[2025] UKUT 239 (AAC)
Upper Tribunal Administrative Appeals Chamber

[2025] UKUT 239 (AAC)

Fecha: 11-Jul-2025

Background and the First-tier Tribunal’s decision

Background and the First-tier Tribunal’s decision

5.

At the time of the First-tier Tribunal hearing, the appellants’ son (D) was attending X School (a community special school). The First-tier Tribunal describes the parties’ positions at that hearing in [6] of its decision as being that the appeal had started on the basis that the appellants objected to X School being named in Section I of D’s EHCP, but that by the start of the hearing their first preference was for X School to be named on the basis that there be “a robust review of [X] School and thereafter changes to ensure a harmonious community with full inclusion of [D] and others”. The First-tier Tribunal records in the decision that it explained that a school could not be named on such a conditional basis, and that the appellants asked for Y School (a different community special school) to be named. The local authority argued that Y School was not suitable for D and invited the First-tier Tribunal to name a ‘type’ of school in Section I. In its decision, the First-tier Tribunal identified the issues it needed to decide as being: (1) whether Y school was unsuitable for D’s age, ability, aptitude or special educational needs; and (2) if so, whether ‘special school’ should be named as type of placement in Section I of D’s EHC plan.

6.

The First-tier Tribunal went on to decide the appeal in the local authority’s favour, concluding that Y School was not suitable, in particular because its cohort of pupils has Moderate Learning Difficulties (MLD) whereas D has Severe Learning Difficulties (SLD) so that D would not have an appropriate peer group.

7.

At [13] the Tribunal considered the second issue of whether it would be appropriate to name ‘special school’ as a type of school in Section I. The decision notes that the appellants had said they had identified a potential school closer to home than those identified by the local authority and had shared the details with the local authority for a consultation.
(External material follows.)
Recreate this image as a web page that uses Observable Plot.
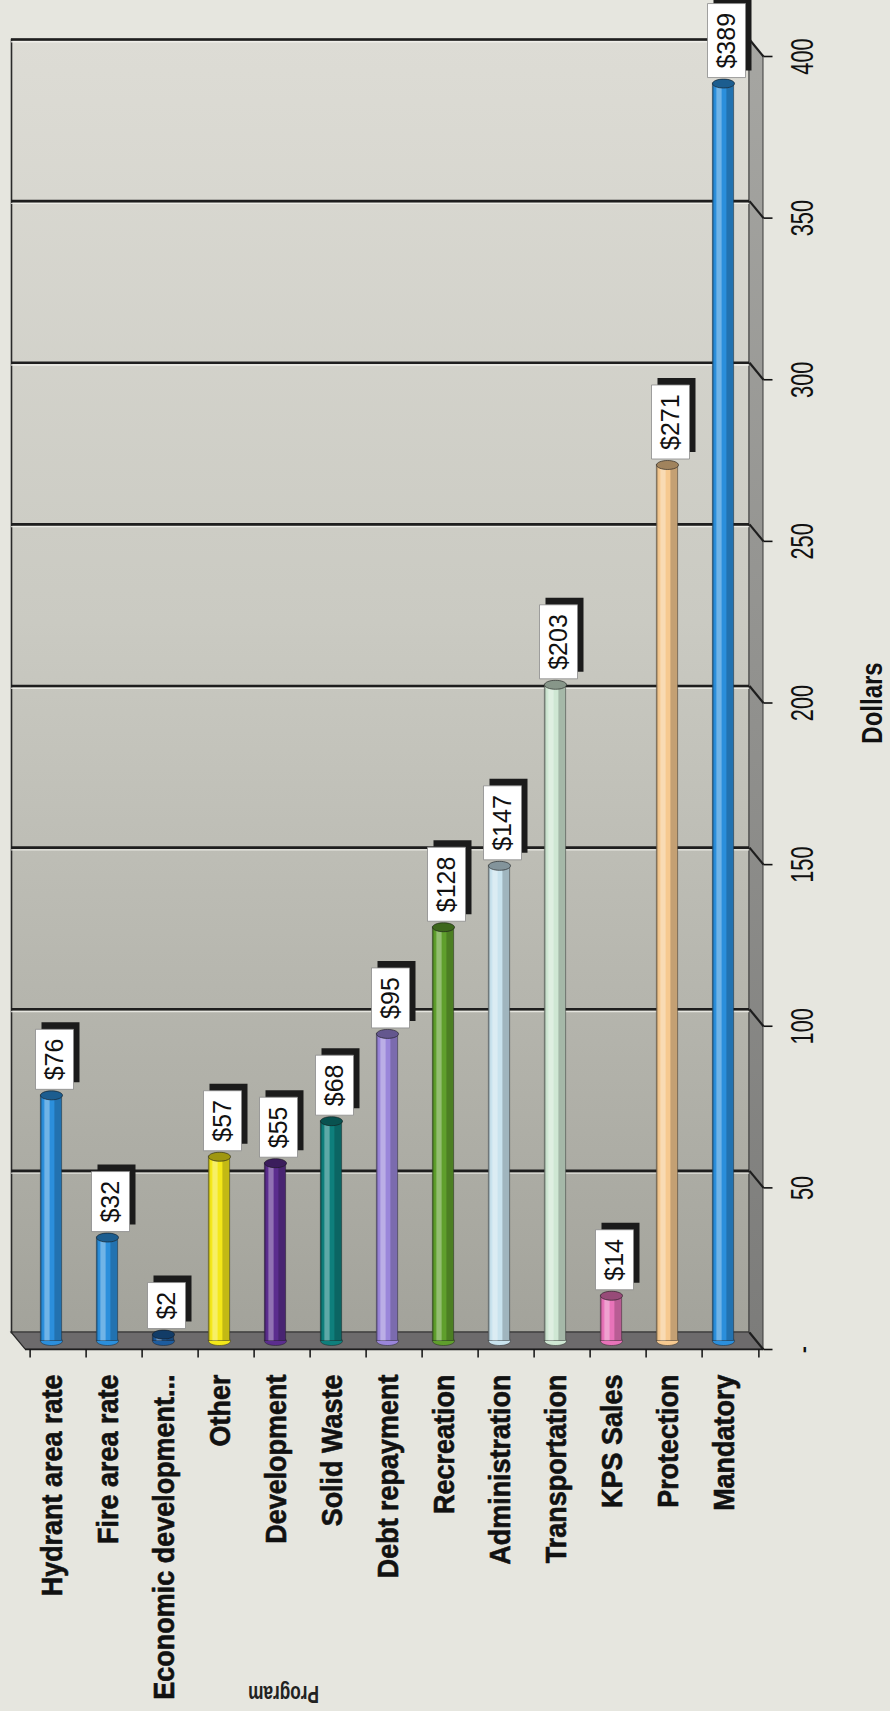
<!DOCTYPE html>
<html>
<head>
<meta charset="utf-8">
<script src="https://cdn.jsdelivr.net/npm/d3@7"></script>
<script src="https://cdn.jsdelivr.net/npm/@observablehq/plot@0.6"></script>
<style>
  html, body { margin: 0; padding: 0; background: #e6e6df; }
  #chart svg { display: block; }
</style>
</head>
<body>
<div id="chart"></div>
<script>
// ---- data ----
const categories = ["Hydrant area rate", "Fire area rate", "Economic development...", "Other", "Development",
  "Solid Waste", "Debt repayment", "Recreation", "Administration", "Transportation", "KPS Sales", "Protection", "Mandatory"];
const values = [76, 32, 2, 57, 55, 68, 95, 128, 147, 203, 14, 271, 389];
const palette = ["#2b8fdc", "#2b8fdc", "#1d5c9e", "#f4e81a", "#5b2d8e", "#0e7f7c", "#9a86da",
  "#5f9f2c", "#c9e3ee", "#cfe7d3", "#e873b9", "#f6c990", "#2b8fdc"];
const yTicks = [0, 50, 100, 150, 200, 250, 300, 350, 400];
const yTickLabels = ["-", "50", "100", "150", "200", "250", "300", "350", "400"];
const yTitle = "Dollars";
const xTitle = "Program";

const data = categories.map((name, i) => ({name, value: values[i], label: "$" + values[i]}));

// ---- layout ----
const W = 890, H = 1711;
const ml = 25, mr = 127, mt = 56, mb = 362;
const DX = -14, DY = -17;           // 3D depth offset (back wall)
const BX = DX / 2, BY = DY / 2;     // bars sit mid-depth
const bw = (W - ml - mr) / categories.length;
const barW = 22;
const inset = (bw - barW) / 2;

const sans = "'Liberation Sans', Arial, Helvetica, sans-serif";

// custom symbols
const ellipse = (rx, ry) => ({
  draw(ctx) {
    const k = 0.5523;
    ctx.moveTo(rx, 0);
    ctx.bezierCurveTo(rx, ry * k, rx * k, ry, 0, ry);
    ctx.bezierCurveTo(-rx * k, ry, -rx, ry * k, -rx, 0);
    ctx.bezierCurveTo(-rx, -ry * k, -rx * k, -ry, 0, -ry);
    ctx.bezierCurveTo(rx * k, -ry, rx, -ry * k, rx, 0);
    ctx.closePath();
  }
});
const box = {
  draw(ctx, size) {
    const h = 2 * Math.sqrt(size / Math.PI);
    ctx.rect(-19, -h, 38, h);
  }
};
const segment = (x, y) => ({ draw(ctx) { ctx.moveTo(0, 0); ctx.lineTo(x, y); } });
const boxHalf = d => (d.label.length * 14 + 18) / 2;

const cap = ellipse(11, 4.5);

const plot = Plot.plot({
  width: W, height: H,
  marginLeft: ml, marginRight: mr, marginTop: mt, marginBottom: mb,
  style: {background: "transparent", overflow: "visible", fontFamily: sans},
  x: {type: "band", domain: categories, padding: 0, axis: null},
  y: {domain: [0, 400], axis: null},
  color: {domain: categories, range: palette},
  r: {type: "linear", domain: [0, 100], range: [0, 100]},
  marks: [
    // back wall
    Plot.frame({fill: "#c8c8c0", stroke: "#2a2a2a", strokeWidth: 1.6, dx: DX, dy: DY, ariaLabel: "backwall"}),
    // gridlines on back wall (groove: light line under dark line)
    Plot.ruleY(yTicks.filter(d => d > 0), {y: d => d, dx: DX, dy: DY + 2.2, stroke: "#f6f6f0", strokeOpacity: 0.75, strokeWidth: 1.4}),
    Plot.ruleY(yTicks.filter(d => d > 0), {y: d => d, dx: DX, dy: DY, stroke: "#1e1e1e", strokeWidth: 2.6}),

    // cylinders
    Plot.dot(data, {x: "name", y: d => 0, dx: BX, dy: BY, symbol: cap, fill: "name", stroke: "#222", strokeOpacity: 0.5, strokeWidth: 1}),
    Plot.barY(data, {x: "name", y1: d => 0, y2: "value", dx: BX, dy: BY, fill: "name", stroke: "#222", strokeOpacity: 0.45, strokeWidth: 1, insetLeft: inset, insetRight: inset}),
    Plot.barY(data, {x: "name", y1: d => 0, y2: "value", dx: BX, dy: BY, fill: "black", fillOpacity: 0.22, insetLeft: inset, insetRight: inset + barW - 2.5}),
    Plot.barY(data, {x: "name", y1: d => 0, y2: "value", dx: BX, dy: BY, fill: "white", fillOpacity: 0.33, insetLeft: inset + 4, insetRight: inset + barW - 10}),
    Plot.barY(data, {x: "name", y1: d => 0, y2: "value", dx: BX, dy: BY, fill: "black", fillOpacity: 0.2, insetLeft: inset + 14, insetRight: inset}),
    Plot.dot(data, {x: "name", y: "value", dx: BX, dy: BY, symbol: cap, fill: "name", stroke: "#222", strokeOpacity: 0.6, strokeWidth: 1}),
    Plot.dot(data, {x: "name", y: "value", dx: BX, dy: BY, symbol: cap, fill: "black", fillOpacity: 0.35, stroke: "none"}),

    // value labels: shadow, box, text
    Plot.dot(data, {x: "name", y: "value", r: boxHalf, symbol: box, fill: "#1b1b1b", stroke: "none", dx: BX + 3 + 6, dy: BY - 6 - 7}),
    Plot.dot(data, {x: "name", y: "value", r: boxHalf, symbol: box, fill: "white", stroke: "#8a8a8a", strokeWidth: 0.8, dx: BX + 3, dy: BY - 6}),
    Plot.text(data, {x: "name", y: "value", text: "label", rotate: -90, textAnchor: "start", fontSize: 25, fill: "#111",
      fontFamily: sans, dx: BX + 3, dy: BY - 6 - 9}),

    // right side wall diagonals and value axis
    Plot.dot(yTicks, {y: d => d, frameAnchor: "right", symbol: segment(DX, DY), fill: "none", stroke: "#1e1e1e", strokeWidth: 2.2}),
    Plot.dot(yTicks, {y: d => d, frameAnchor: "right", symbol: segment(9, 0), fill: "none", stroke: "#111", strokeWidth: 1.6}),
    Plot.text(yTicks, {y: d => d, text: (d, i) => yTickLabels[i], frameAnchor: "right", textAnchor: "middle", dx: 39, rotate: -90,
      fontSize: 32, fontFamily: sans, fill: "#111"}),
    Plot.text([yTitle], {text: d => d, frameAnchor: "right", textAnchor: "middle", dx: 109, rotate: -90, fontSize: 30, fontWeight: "bold",
      fontFamily: sans, fill: "#111"}),

    // category axis
    Plot.ruleY([0], {y: d => d, stroke: "#1e1e1e", strokeWidth: 1.6}),
    Plot.dot(categories, {x: d => d, y: d => 0, dx: -bw / 2, symbol: segment(0, 8), fill: "none", stroke: "#111", strokeWidth: 1.5}),
    Plot.dot(categories.slice(-1), {x: d => d, y: d => 0, dx: bw / 2, symbol: segment(0, 8), fill: "none", stroke: "#111", strokeWidth: 1.5}),
    Plot.text(categories, {x: d => d, text: d => d, frameAnchor: "bottom", dx: 3, dy: 25, rotate: -90, textAnchor: "end",
      fontSize: 29, fontWeight: "bold", fontFamily: sans, fill: "#111", stroke: "#111", strokeWidth: 0.6}),
    Plot.text([xTitle], {text: d => d, frameAnchor: "bottom-left", textAnchor: "middle", dx: 258, dy: 336, rotate: 180, fontSize: 23,
      fontWeight: "bold", fontFamily: sans, fill: "#222"})
  ]
});

// ---- post-styling & 3D decoration (floor, side wall) with the plot's own y scale ----
const svg = d3.select(plot);
const defs = svg.insert("defs", ":first-child");
const wall = defs.append("linearGradient").attr("id", "wallGrad").attr("x1", 0).attr("y1", 0).attr("x2", 0).attr("y2", 1);
wall.append("stop").attr("offset", "0%").attr("stop-color", "#dddcd5");
wall.append("stop").attr("offset", "45%").attr("stop-color", "#cacac2");
wall.append("stop").attr("offset", "100%").attr("stop-color", "#a3a39b");
const side = defs.append("linearGradient").attr("id", "sideGrad").attr("x1", 0).attr("y1", 0).attr("x2", 0).attr("y2", 1);
side.append("stop").attr("offset", "0%").attr("stop-color", "#a6a6a2");
side.append("stop").attr("offset", "100%").attr("stop-color", "#7c7c7a");

let wallNode = svg.select('[aria-label="backwall"]').node();
if (wallNode) {
  if (wallNode.tagName.toLowerCase() === "rect") d3.select(wallNode).attr("fill", "url(#wallGrad)");
  else d3.select(wallNode).selectAll("rect").attr("fill", "url(#wallGrad)");
  while (wallNode.parentNode && wallNode.parentNode !== plot) wallNode = wallNode.parentNode;
}

// condensed look for axis texts (narrow face not installed)
const squeezeMap = new Map();
yTickLabels.forEach(t => squeezeMap.set(t, 0.68));
squeezeMap.set(yTitle, 0.8);
squeezeMap.set(xTitle, 0.75);
categories.forEach(t => squeezeMap.set(t, 0.93));
svg.selectAll("text").each(function() {
  const t = d3.select(this);
  const k = squeezeMap.get(t.text());
  const tr = t.attr("transform");
  if (k && tr && tr.includes("rotate")) t.attr("transform", tr + ` scale(${k},1)`);
});

const yS = plot.scale("y");
const y0 = yS.apply(0), y4 = yS.apply(400);
const xL = ml, xR = W - mr;
const deco = d3.create("svg:g");
deco.append("polygon")
  .attr("points", [[xL + DX, y0 + DY], [xR + DX, y0 + DY], [xR, y0], [xL, y0]].map(p => p.join(",")).join(" "))
  .attr("fill", "#6d6b6c").attr("stroke", "#2a2a2a").attr("stroke-width", 1.2);
deco.append("polygon")
  .attr("points", [[xR + DX, y4 + DY], [xR, y4], [xR, y0], [xR + DX, y0 + DY]].map(p => p.join(",")).join(" "))
  .attr("fill", "url(#sideGrad)").attr("stroke", "#3a3a3a").attr("stroke-width", 1);
plot.insertBefore(deco.node(), wallNode ? wallNode.nextSibling : plot.firstChild);

document.getElementById("chart").appendChild(plot);
</script>
</body>
</html>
The Tribunal noted, “While we are unable to direct a meeting takes place to discuss options, there is some urgency in identifying a suitable school and we expect the LA will act promptly in that regard in the fulfilment of its obligations”. The Tribunal therefore named a type of school in Section I.

8.

The Tribunal made no determination as to the suitability or unsuitability of X School, simply noting in [9] that the appellant’s objections to it were “founded in their disapproval of the school’s ethos and principles of inclusivity which did not accord with those of the appellants”.

9.

D was at the time of the Tribunal hearing still attending X School. The parties have informed me that, subsequent to the Tribunal’s decision, the local authority on 2 May 2025 unilaterally consented to the removal of D from the roll of X School so that he ceased to be registered as a pupil there. The appellants were not asked whether they consented to that course. Only the local authority’s consent is required for a removal under regulation 8(2) of the Education (Pupil Registration) (England) Regulations 2006. X School did agree to allow D to continue to attend for a period and the local authority proposed an interim tuition package of 25 hours per week while a new school was identified. The local authority then went through a process of producing a new draft EHC Plan and inviting the appellants to put forward schools for consideration.

10.

There appears to have been a breakdown in communications and relations between the parties in the course of this process. The appellants were very unhappy about the local authority removing D from the roll of X School without their consent. They felt that he had been unlawfully excluded effectively because of the breakdown in the relationship between them and X School, when in fact there was no reason why D could not continue attending. They were also unhappy with the school(s) proposed by the local authority and had not identified an alternative they were happy with themselves. They did not accept the tuition package either. They submitted complaints to the local authority and the ombudsman.

11.

The local authority on 2 June 2025 notified them that a final EHC Plan would name Z School and this was then issued. The appellants said at this hearing that they do not want D to attend Z School as the journey is too difficult/long. As it emerged at the hearing before me, the appellants’ preference is now for D to return to X School.